C/C++ compiling example
[_LNlogin]$ mpifccpx -o heatdis_mem -Kfast,parallel,optmsg=2 heatdis_mem.c -I/vol0004/apps/oss/veloc -L/vol0004/apps/oss/veloc/lib64 -lveloc-client -lveloc-modules -ler -laxl -lkvtree -lshuffile -lredset -lrankstr
Fortran compiling example
[_LNlogin]$ mpifrtpx -o fheatdis -Kfast,parallel,optmsg=2 fheatdis.f90 -I/vol0004/apps/oss/veloc/include -L/vol0004/apps/oss/veloc/lib64 -lveloc-client -lveloc-modules -ler -laxl -lkvtree -lshuffile -lredset -lrankstr -lvelocf
4. How to execute¶
This indicates the program execution example of using VeloC.
[Preparation (C/C++, Fortran)]
Describe the configuration file for VeloC. The configuration file, heatdis.cfg in C/C++, or fheatdis.cfg in Fortran, is specified in the sample source code, but the file name can be set freely.
scratch = tmp/scratch
persistent = tmp/persistent
meta = tmp/meta
max_versions = 2
scratch_versions = 1
mode = async
chksum = true
These settings are as follows:
scratch = <path> (node-local path where VELOC can save temporary checkpoints that live for the duration of the reservation)
persistent = <path> (persistent path where VELOC can save durable checkpoints that live indefinitely)

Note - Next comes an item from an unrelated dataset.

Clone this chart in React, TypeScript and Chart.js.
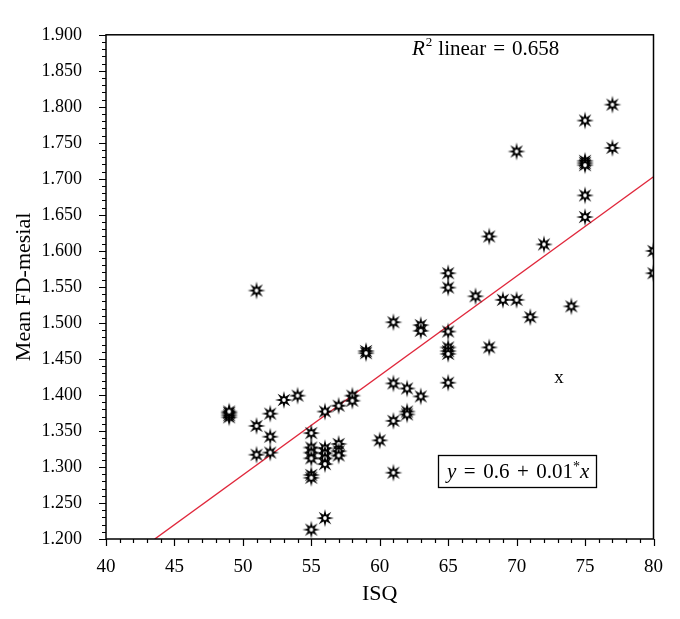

meta = <path> (persistent path where VELOC will save checksumming information)
max_versions = <int> (number of previous checkpoints to keep on persistent, default: 0 - keep all)
scratch_versions = <int> (number of previous checkpoints to keep on scratch, default: 0 - keep all)
mode = async (configurable mode of operation)
chksum = <boolean> (activates checksum calculation and verification for checkpoints, default: false)
For other settings, refer to the User Guide on the official website.
Before executing a job, generate a directory to write data to.
[_LNlogin]$ rm -rf tmp/scratch tmp/persistent tmp/meta [_LNlogin]$ mkdir -p tmp/scratch tmp/persistent tmp/meta
Jobs are described in the following manner.
[C/C++ Execution example]
#! /bin/bash -x
#PJM -L node=1
#PJM -L elapse=00:10:00
#PJM -x PJM_LLIO_GFSCACHE=/vol0004
#PJM -g groupname
#PJM -s
#
export PARALLEL=1
export OMP_NUM_THREADS=1
BINDIR=/vol0004/apps/oss/veloc/bin
LIBDIR=/vol0004/apps/oss/veloc/lib64
export LD_LIBRARY_PATH=$LIBDIR:$LD_LIBRARY_PATH
export VELOC_BIN=$BINDIR
mpiexec ./heatdis_mem 1 heatdis.cfg
[Fortran Execution example]
#! /bin/bash -x
#PJM -L node=4
#PJM -L elapse=00:10:00
#PJM -x PJM_LLIO_GFSCACHE=/vol0004
#PJM -g groupname
#PJM -s
#
export PARALLEL=1
export OMP_NUM_THREADS=1
BINDIR=/vol0004/apps/oss/veloc/bin
LIBDIR=/vol0004/apps/oss/veloc/lib64
export LD_LIBRARY_PATH=$LIBDIR:$LD_LIBRARY_PATH
export VELOC_BIN=$BINDIR
mpiexec ./fheatdis
Attention
If the directory to write data for Checkpoint/restart is not generated, data may not be written out correctly.
Footnote
- 1
Nicolae, B., Moody, A., Gonsiorowski, E., Mohror, K. and Cappello, F. 2019. VeloC: Towards High Performance Adaptive Asynchronous Checkpointing at Large Scale. IPDPS 19: The 2019 IEEE International Parallel and Distributed Processing Symposium, pp. 911-920, Rio de Janeiro, Brazil, (2019).